What is a vascular ring?

In general, a vascular ring occurs when a child’s aorta — the body’s largest blood vessel — or its branches form abnormally, so that they encircle and constrict the trachea and usually the esophagus. This compression can cause breathing and swallowing problems.

There are several types of vascular rings. The most common are:

  • double aortic arch. In this type of ring there are two aortic arches. Typically, one of the arches is dominant and the other is small and underdeveloped, although they can be equal in size. The branches from these two aortic arches surround the trachea and esophagus.
  • right aortic arch with aberrant subclavian and left ligamentum. In this type of vascular ring, the child’s aortic arch curves right and the left subclavian artery, which branches from the aortic arch, passes behind their esophagus and airway instead of in front of the airway. The ligamentum arteriosus (a blood vessel remnant) passes between the left subclavian artery and left pulmonary artery, completing the ring.
  • left aortic arch with aberrant right subclavian artery. In this type, the right subclavian artery passes behind the trachea or the esophagus, which compresses.

How we care for vascular rings at Boston Children’s Hospital

The clinicians in Boston Children’s Esophageal and Airway Treatment Center and Benderson Family Heart Center work together to provide collaborative care and, when necessary, surgery for children with vascular rings and airway or esophageal compression. We are the only hospital in the U.S. to repair vascular rings with a combination of these procedures in one comprehensive surgical procedure. This helps ensure that the problem is treated thoroughly and prevents the need for future procedures. This depth and breadth of experience also allows us to revise incomplete or failed repairs performed elsewhere with recurrence of airway or esophageal symptoms.
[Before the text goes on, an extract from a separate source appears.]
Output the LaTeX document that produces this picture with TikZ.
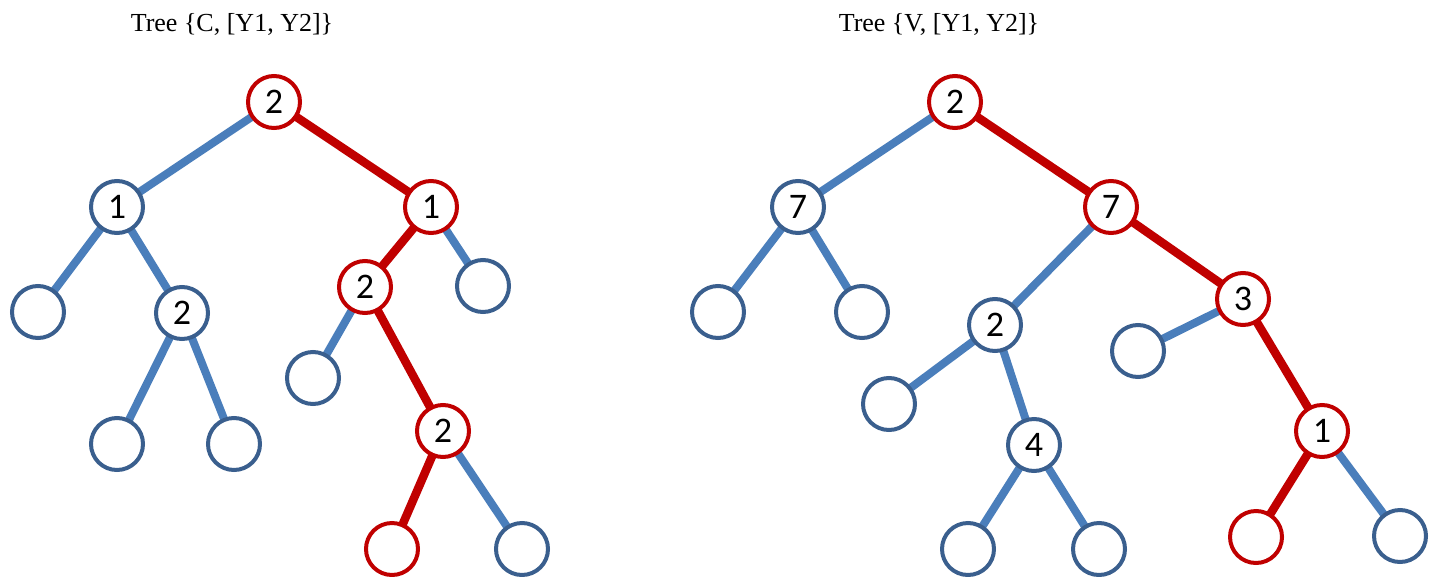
\documentclass[tikz,border=0pt]{standalone}
\usepackage{fontspec}
\setmainfont{Liberation Serif}
\newfontfamily\digitfont{Carlito}
\usetikzlibrary{backgrounds}
\definecolor{edgeblue}{HTML}{4A7EBB}
\definecolor{ringblue}{HTML}{3A5F8E}
\definecolor{treered}{HTML}{C00000}
\tikzset{
  nd/.style={circle, draw, fill=white, line width=4pt, minimum size=52pt, inner sep=0pt, font=\digitfont\fontsize{36}{36}\selectfont},
  bnode/.style={nd, draw=ringblue},
  rnode/.style={nd, draw=treered},
  bedge/.style={draw=edgeblue, line width=8pt},
  redge/.style={draw=treered, line width=8.5pt},
  title/.style={anchor=base, font=\fontsize{26}{26}\selectfont, inner sep=0pt}
}
\begin{document}
\begin{tikzpicture}[x=1pt, y=-1pt]
\useasboundingbox (0,0) rectangle (1440,576);
% titles
\node[title] (t1) at (232,31) {Tree \{C, [Y1, Y2]\}};
\node[title] (t2) at (939,31) {Tree \{V, [Y1, Y2]\}};
% left tree
\node[rnode] (a0) at (274,102) {2};
\node[bnode] (a1) at (117,207) {1};
\node[rnode] (a2) at (431,207) {1};
\node[bnode] (a3) at (38,312) {};
\node[bnode] (a4) at (182,313) {2};
\node[bnode] (a5) at (117,444) {};
\node[bnode] (a6) at (234,444) {};
\node[rnode] (a7) at (365,287) {2};
\node[bnode] (a8) at (483,286) {};
\node[bnode] (a9) at (313,378) {};
\node[rnode] (a10) at (443,431) {2};
\node[rnode] (a11) at (392,549) {};
\node[bnode] (a12) at (522,549) {};
% right tree
\node[rnode] (b0) at (955,102) {2};
\node[bnode] (b1) at (798,207) {7};
\node[rnode] (b2) at (1111,207) {7};
\node[bnode] (b3) at (718,312) {};
\node[bnode] (b4) at (862,312) {};
\node[bnode] (b5) at (995,325) {2};
\node[rnode] (b6) at (1243,299) {3};
\node[bnode] (b7) at (889,404) {};
\node[bnode] (b8) at (1034,445) {4};
\node[bnode] (b9) at (968,549) {};
\node[bnode] (b10) at (1099,549) {};
\node[bnode] (b11) at (1138,351) {};
\node[rnode] (b12) at (1322,431) {1};
\node[rnode] (b13) at (1256,537) {};
\node[bnode] (b14) at (1400,536) {};
\begin{scope}[on background layer]
\path[bedge] (a0.center) -- (a1.center);
\path[redge] (a0.center) -- (a2.center);
\path[bedge] (a1.center) -- (a3.center);
\path[bedge] (a1.center) -- (a4.center);
\path[bedge] (a4.center) -- (a5.center);
\path[bedge] (a4.center) -- (a6.center);
\path[redge] (a2.center) -- (a7.center);
\path[bedge] (a2.center) -- (a8.center);
\path[bedge] (a7.center) -- (a9.center);
\path[redge] (a7.center) -- (a10.center);
\path[redge] (a10.center) -- (a11.center);
\path[bedge] (a10.center) -- (a12.center);
\path[bedge] (b0.center) -- (b1.center);
\path[redge] (b0.center) -- (b2.center);
\path[bedge] (b1.center) -- (b3.center);
\path[bedge] (b1.center) -- (b4.center);
\path[bedge] (b2.center) -- (b5.center);
\path[redge] (b2.center) -- (b6.center);
\path[bedge] (b5.center) -- (b7.center);
\path[bedge] (b5.center) -- (b8.center);
\path[bedge] (b8.center) -- (b9.center);
\path[bedge] (b8.center) -- (b10.center);
\path[bedge] (b6.center) -- (b11.center);
\path[redge] (b6.center) -- (b12.center);
\path[redge] (b12.center) -- (b13.center);
\path[bedge] (b12.center) -- (b14.center);
\end{scope}
\end{tikzpicture}
\end{document}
Our areas of innovation for vascular rings

Surgery to divide the vascular ring was pioneered at Boston Children’s Hospital in 1945, with the first successful operation on a child with a double aortic arch. Today, we sometimes perform this procedure using robotic surgery equipment, allowing your child the benefits of minimally invasive surgery and improved surgical precision. We also offer the latest surgical techniques for treating vascular rings.